• RAW DATA:
— Begin —

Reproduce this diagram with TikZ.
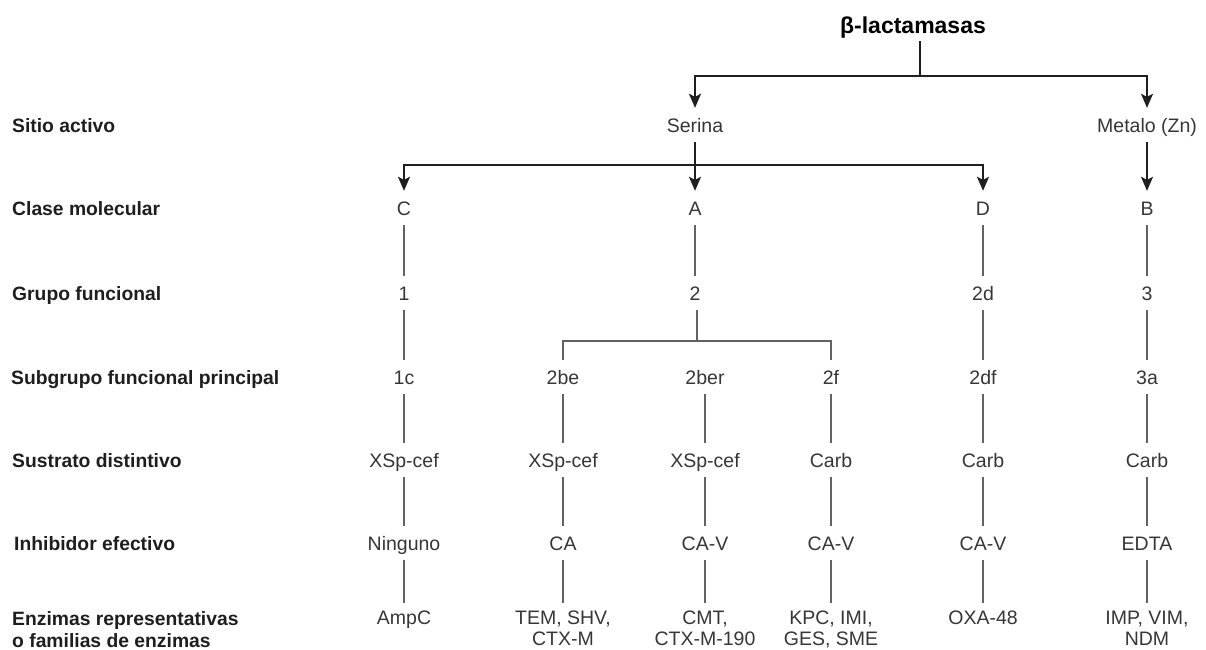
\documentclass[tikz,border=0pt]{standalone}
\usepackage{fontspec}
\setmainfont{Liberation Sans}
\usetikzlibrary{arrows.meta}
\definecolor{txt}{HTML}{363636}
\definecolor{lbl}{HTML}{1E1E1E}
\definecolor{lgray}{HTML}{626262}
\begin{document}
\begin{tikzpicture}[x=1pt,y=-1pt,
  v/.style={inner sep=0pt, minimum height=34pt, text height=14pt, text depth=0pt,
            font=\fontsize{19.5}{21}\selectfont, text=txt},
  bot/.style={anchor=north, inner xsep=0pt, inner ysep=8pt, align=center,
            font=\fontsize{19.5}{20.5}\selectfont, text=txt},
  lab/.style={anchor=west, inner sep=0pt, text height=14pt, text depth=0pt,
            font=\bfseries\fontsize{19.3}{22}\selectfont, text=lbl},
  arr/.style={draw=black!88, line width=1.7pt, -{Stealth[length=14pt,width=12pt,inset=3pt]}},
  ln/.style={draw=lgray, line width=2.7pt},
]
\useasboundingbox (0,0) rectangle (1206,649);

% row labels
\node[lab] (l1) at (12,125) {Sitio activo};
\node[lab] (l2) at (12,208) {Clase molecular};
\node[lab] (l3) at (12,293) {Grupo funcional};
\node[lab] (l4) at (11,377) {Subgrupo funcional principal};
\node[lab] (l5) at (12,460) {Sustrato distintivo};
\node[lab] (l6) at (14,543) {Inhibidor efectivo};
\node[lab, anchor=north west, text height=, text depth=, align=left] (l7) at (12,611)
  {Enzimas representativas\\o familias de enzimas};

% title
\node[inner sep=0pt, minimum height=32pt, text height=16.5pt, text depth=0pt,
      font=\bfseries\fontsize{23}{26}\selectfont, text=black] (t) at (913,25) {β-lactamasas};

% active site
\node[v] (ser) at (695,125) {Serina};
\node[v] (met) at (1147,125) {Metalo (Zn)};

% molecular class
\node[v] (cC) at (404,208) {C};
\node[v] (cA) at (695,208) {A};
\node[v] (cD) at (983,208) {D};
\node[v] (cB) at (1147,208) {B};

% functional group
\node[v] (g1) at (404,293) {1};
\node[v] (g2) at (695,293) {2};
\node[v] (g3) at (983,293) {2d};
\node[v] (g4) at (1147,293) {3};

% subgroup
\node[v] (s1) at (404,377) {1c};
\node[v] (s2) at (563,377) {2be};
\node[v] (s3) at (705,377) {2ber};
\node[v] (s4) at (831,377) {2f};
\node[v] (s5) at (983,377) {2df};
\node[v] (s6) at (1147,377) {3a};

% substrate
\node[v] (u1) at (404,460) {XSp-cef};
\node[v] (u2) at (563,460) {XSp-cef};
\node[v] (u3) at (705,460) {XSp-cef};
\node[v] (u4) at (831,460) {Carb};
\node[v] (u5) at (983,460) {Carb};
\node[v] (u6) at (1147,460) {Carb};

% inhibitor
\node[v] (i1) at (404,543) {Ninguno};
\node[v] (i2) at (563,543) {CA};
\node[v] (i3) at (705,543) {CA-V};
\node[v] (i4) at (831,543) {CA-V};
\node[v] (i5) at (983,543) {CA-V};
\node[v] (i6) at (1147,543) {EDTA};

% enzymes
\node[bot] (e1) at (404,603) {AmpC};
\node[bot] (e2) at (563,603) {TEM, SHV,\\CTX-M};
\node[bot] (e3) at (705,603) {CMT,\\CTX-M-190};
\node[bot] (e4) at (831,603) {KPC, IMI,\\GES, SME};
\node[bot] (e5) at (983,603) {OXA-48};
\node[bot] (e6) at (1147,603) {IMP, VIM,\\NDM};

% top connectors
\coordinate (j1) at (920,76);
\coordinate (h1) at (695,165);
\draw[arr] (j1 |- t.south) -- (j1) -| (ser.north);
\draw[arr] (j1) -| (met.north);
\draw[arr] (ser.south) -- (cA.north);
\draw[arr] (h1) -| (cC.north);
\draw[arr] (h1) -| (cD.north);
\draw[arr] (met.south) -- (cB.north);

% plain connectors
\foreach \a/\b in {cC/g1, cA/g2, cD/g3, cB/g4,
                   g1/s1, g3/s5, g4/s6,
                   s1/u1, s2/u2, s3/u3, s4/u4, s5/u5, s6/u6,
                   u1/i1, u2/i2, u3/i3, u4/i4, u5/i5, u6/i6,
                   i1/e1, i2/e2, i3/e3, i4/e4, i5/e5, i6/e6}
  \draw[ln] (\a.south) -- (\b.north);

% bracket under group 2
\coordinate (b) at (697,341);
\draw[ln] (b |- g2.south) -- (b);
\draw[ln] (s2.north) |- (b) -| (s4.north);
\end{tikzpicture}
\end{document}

— End —

• TASK PROMPT: From the first line above to the line containing "representativas\\o familias de", repeat each line exactly. Pictures stay out.

• THE SOLUTION:
Reproduce this diagram with TikZ.
\documentclass[tikz,border=0pt]{standalone}
\usepackage{fontspec}
\setmainfont{Liberation Sans}
\usetikzlibrary{arrows.meta}
\definecolor{txt}{HTML}{363636}
\definecolor{lbl}{HTML}{1E1E1E}
\definecolor{lgray}{HTML}{626262}
\begin{document}
\begin{tikzpicture}[x=1pt,y=-1pt,
  v/.style={inner sep=0pt, minimum height=34pt, text height=14pt, text depth=0pt,
            font=\fontsize{19.5}{21}\selectfont, text=txt},
  bot/.style={anchor=north, inner xsep=0pt, inner ysep=8pt, align=center,
            font=\fontsize{19.5}{20.5}\selectfont, text=txt},
  lab/.style={anchor=west, inner sep=0pt, text height=14pt, text depth=0pt,
            font=\bfseries\fontsize{19.3}{22}\selectfont, text=lbl},
  arr/.style={draw=black!88, line width=1.7pt, -{Stealth[length=14pt,width=12pt,inset=3pt]}},
  ln/.style={draw=lgray, line width=2.7pt},
]
\useasboundingbox (0,0) rectangle (1206,649);

% row labels
\node[lab] (l1) at (12,125) {Sitio activo};
\node[lab] (l2) at (12,208) {Clase molecular};
\node[lab] (l3) at (12,293) {Grupo funcional};
\node[lab] (l4) at (11,377) {Subgrupo funcional principal};
\node[lab] (l5) at (12,460) {Sustrato distintivo};
\node[lab] (l6) at (14,543) {Inhibidor efectivo};
\node[lab, anchor=north west, text height=, text depth=, align=left] (l7) at (12,611)
  {Enzimas representativas\\o familias de enzimas};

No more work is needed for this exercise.